Ecco perché Giorgia Meloni sta andando un po’ in difficoltà da quelle parti, perché lei (come Carlo Calenda) ha detto chiaramente che il reddito di cittadinanza è sbagliato: ma sembra un messaggio troppo diluito nella più vasta onda nera che sale nel Paese per essere davvero un inciampo. Pd e Silvio Berlusconi, professionisti della politica, si sono trincerati dietro la rassicurante ninna nanna del reddito che va modificato ma non cancellato, così non si fa male nessuno, una linea furbina che però risulta palesemente debole rispetto ai proclami dell’avvocato del plebeismo che ne ha fatto la chiave della sua inaspettata resurrezione politica.
Il plebeismo è per così dire la fase suprema del populismo, al popolo inteso unitariamente si sostituisce la moltitudine dei poveri e finti poveri, la legge non distingue, il rapporto tra politica e società è tutto e solo mediato dai soldi e dunque eccolo che arriva a Siracusa, la meraviglia di Ortigia da dove si declama Sofocle, arriva l’avvocato – racconta estasiato Il Fatto – e «ad aspettarlo ci sono i poveri di un quartiere. Una ressa di uomini, taluni sono glabri, senza denti. Sono soprattutto loro. E poi il resto della città. C’è una ressa come all’esordio di una star. E per i poveri lo è. Acclamano: Giuseppe!
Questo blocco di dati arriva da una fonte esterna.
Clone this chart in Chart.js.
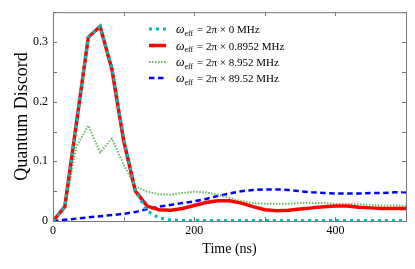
<!DOCTYPE html>
<html>
<head>
<meta charset="utf-8">
<script src="https://cdn.jsdelivr.net/npm/chart.js@4.4.1/dist/chart.umd.min.js"></script>
<style>
  html, body { margin: 0; padding: 0; background: #fff; }
  #wrap { width: 415px; height: 269px; }
</style>
</head>
<body>
<div id="wrap"><canvas id="chart" width="415" height="269"></canvas></div>
<script>
// time axis (ns)
const times = [0, 16.7, 33.3, 50, 66.7, 83.3, 100, 116.7, 133.3, 150, 166.7, 183.3, 200, 216.7, 233.3,
  250, 266.7, 283.3, 300, 316.7, 333.3, 350, 366.7, 383.3, 400, 416.7, 433.3, 450, 466.7, 483.3, 500];

// omega_eff = 2pi x 0 MHz
const discord0 = [0, 0.024, 0.165, 0.308, 0.326, 0.258, 0.14, 0.05, 0.017, 0.005, 0.002, 0.001, 0.001, 0.001, 0.001,
  0.001, 0.001, 0.001, 0.001, 0.001, 0.001, 0.001, 0.001, 0.001, 0.001, 0.001, 0.001, 0.001, 0.001, 0.001, 0.001];
// omega_eff = 2pi x 0.8952 MHz
const discord1 = [0, 0.024, 0.165, 0.308, 0.326, 0.255, 0.135, 0.05, 0.025, 0.019, 0.018, 0.021, 0.026, 0.031, 0.034,
  0.034, 0.030, 0.024, 0.019, 0.017, 0.018, 0.020, 0.022, 0.024, 0.025, 0.025, 0.023, 0.022, 0.021, 0.021, 0.021];
// omega_eff = 2pi x 8.952 MHz
const discord2 = [0, 0.024, 0.125, 0.160, 0.115, 0.138, 0.095, 0.058, 0.049, 0.045, 0.044, 0.047, 0.049, 0.048, 0.044,
  0.039, 0.033, 0.030, 0.029, 0.029, 0.029, 0.030, 0.030, 0.030, 0.029, 0.029, 0.028, 0.027, 0.026, 0.026, 0.025];
// omega_eff = 2pi x 89.52 MHz
const discord3 = [0, 0.002, 0.004, 0.006, 0.008, 0.010, 0.012, 0.015, 0.020, 0.024, 0.027, 0.030, 0.033, 0.037, 0.042,
  0.046, 0.050, 0.052, 0.053, 0.053, 0.052, 0.050, 0.048, 0.047, 0.046, 0.046, 0.046, 0.047, 0.047, 0.048, 0.048];

const freqLabels = ['0', '0.8952', '8.952', '89.52'];
const xTickLabels = [0, 200, 400];
const yTickLabels = [0, 0.1, 0.2, 0.3];

const SERIF = '"Liberation Serif", "DejaVu Serif", serif';

function pts(vals) {
  return vals.map((v, i) => ({ x: times[i], y: v }));
}

const datasets = [
  { label: freqLabels[0], data: pts(discord0), borderColor: '#00BFBF', borderWidth: 3, borderDash: [3, 4] },
  { label: freqLabels[1], data: pts(discord1), borderColor: '#FF0000', borderWidth: 3.5, borderDash: [] },
  { label: freqLabels[2], data: pts(discord2), borderColor: '#66BB5E', borderWidth: 2, borderDash: [1.5, 1.5] },
  { label: freqLabels[3], data: pts(discord3), borderColor: '#0000FF', borderWidth: 2.5, borderDash: [5.5, 3.5] }
];
datasets.forEach(d => { d.pointRadius = 0; d.tension = 0; d.fill = false; });

// frame with inward ticks on all four sides
const framePlugin = {
  id: 'frame',
  afterDatasetsDraw(chart) {
    const { ctx, chartArea: a, scales: { x, y } } = chart;
    ctx.save();
    ctx.strokeStyle = '#777';
    ctx.lineWidth = 1;
    ctx.strokeRect(a.left + 0.5, a.top + 0.5, a.right - a.left, a.bottom - a.top);
    ctx.beginPath();
    for (const t of x.ticks) {
      const px = Math.round(x.getPixelForValue(t.value)) + 0.5;
      ctx.moveTo(px, a.bottom); ctx.lineTo(px, a.bottom - 4);
      ctx.moveTo(px, a.top); ctx.lineTo(px, a.top + 4);
    }
    for (const t of y.ticks) {
      const py = Math.round(y.getPixelForValue(t.value)) + 0.5;
      ctx.moveTo(a.left, py); ctx.lineTo(a.left + 4, py);
      ctx.moveTo(a.right, py); ctx.lineTo(a.right - 4, py);
    }
    ctx.stroke();
    ctx.restore();
  }
};

// legend with subscripted omega_eff
const legendPlugin = {
  id: 'mathLegend',
  afterDraw(chart) {
    const ctx = chart.ctx;
    const rows = [29, 45.5, 62, 78];
    ctx.save();
    chart.data.datasets.forEach((ds, i) => {
      const yy = rows[i];
      ctx.strokeStyle = ds.borderColor;
      ctx.lineWidth = ds.borderWidth;
      ctx.setLineDash(ds.borderDash);
      ctx.beginPath();
      ctx.moveTo(149, yy);
      ctx.lineTo(166, yy);
      ctx.stroke();
      ctx.setLineDash([]);

      ctx.fillStyle = '#000';
      ctx.textBaseline = 'alphabetic';
      let tx = 176;
      const base = yy + 4;
      ctx.font = 'italic 12px ' + SERIF;
      ctx.fillText('ω', tx, base);
      tx += ctx.measureText('ω').width;
      ctx.font = '8px ' + SERIF;
      ctx.fillText('eff', tx, base + 2.5);
      tx += ctx.measureText('eff').width + 1;
      ctx.font = '11px ' + SERIF;
      ctx.fillText(' = 2π × ' + ds.label + ' MHz', tx, base);
    });
    ctx.restore();
  }
};

new Chart(document.getElementById('chart'), {
  type: 'line',
  data: { datasets },
  options: {
    responsive: false,
    animation: false,
    devicePixelRatio: 1,
    layout: { padding: { left: 0, top: 8, right: 9, bottom: 0 } },
    plugins: { legend: { display: false }, tooltip: { enabled: false } },
    scales: {
      x: {
        type: 'linear', min: 0, max: 500,
        afterFit(scale) { scale.height = 48; },
        grid: { display: false, drawTicks: false },
        border: { display: false },
        ticks: {
          stepSize: 100, padding: 3, maxRotation: 0, autoSkip: false,
          color: '#000', font: { family: SERIF, size: 12 },
          callback: v => xTickLabels.includes(v) ? String(v) : ''
        },
        title: {
          display: true, text: 'Time (ns)', color: '#000',
          font: { family: SERIF, size: 14, lineHeight: 1.2 },
          padding: { top: 0, bottom: 11 }
        }
      },
      y: {
        min: 0, max: 0.35,
        afterFit(scale) { scale.width = 53; },
        grid: { display: false, drawTicks: false },
        border: { display: false },
        ticks: {
          stepSize: 0.05, padding: 5, autoSkip: false,
          color: '#000', font: { family: SERIF, size: 12 },
          callback: v => {
            const r = Math.round(v * 100) / 100;
            if (!yTickLabels.includes(r)) return '';
            return r === 0 ? '0' : r.toFixed(1);
          }
        },
        title: {
          display: true, text: 'Quantum Discord', color: '#000',
          font: { family: SERIF, size: 18, lineHeight: 1.2 },
          padding: { top: 11, bottom: 0 }
        }
      }
    }
  },
  plugins: [framePlugin, legendPlugin]
});
</script>
</body>
</html>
Giuseppe!», e pare una scena ottocentesca, Gioacchino Murat acclamato a Napoli, giù giù fino a Mussolini, alla Dc siciliana e gavianea, a Berlusconi, e il cerchio si chiude con l’antipolitica plebeista del post-grillismo.
È un ritorno indietro, quello di Conte, persino rispetto a se stesso, all’uno vale uno, alla scatoletta di tonno, un ricongiungimento inquietante al voto di scambio non come reato che per sua natura è un fatto individuale ma come arma generale e letale della politica: e, avendone intuito la portata tecnicamente eversiva, ha pensato bene di accompagnarla con la minaccia a chi vi si oppone: la lugubre frase diretta a Matteo Renzi, «venga qui senza scorta».
Il popolo meridionale tende a rifarsi plebe, mercato di voti, i “politici” si rimettono addosso i panni dei tribuni, dei demagoghi, dei venditori di sogni pronti a rifilare bidoni come nel film di Federico Fellini mentre la gloriosa sinistra meridionale – quella degli Amendola, dei Lombardi, dei Valenzi, dei La Torre – dopo tanti giri su se stessa è ritornata alla faciloneria dei ras alla Michele Emiliano, che dell’avvocato del plebeismo è antico sodale e futuro alleato di ferro – poi ci sono anche i sindaci bravi, gli amministtatori onesti, peccato che contino molto meno di Vincenzo De Luca.
E non si capisce bene che cosa pensi di ottenere, il Pd, dalla rinascita del populismo clientelare di Conte, cosa pensi di lucrare dall’ipotesi che questi possa mettere in crisi la destra in un paio di collegi, se destra e M5s al Sud fanno più o meno la stessa politica: a parte che in quei collegi può vincere lui, che cosa se ne fanno il Pd e la democrazia italiana di un exploit grillino su queste basi? Un esempio clamoroso di quando furbizia e rassegnazione si danno la mano, e per il povero Sud significa che la maledizione non è finita, anzi.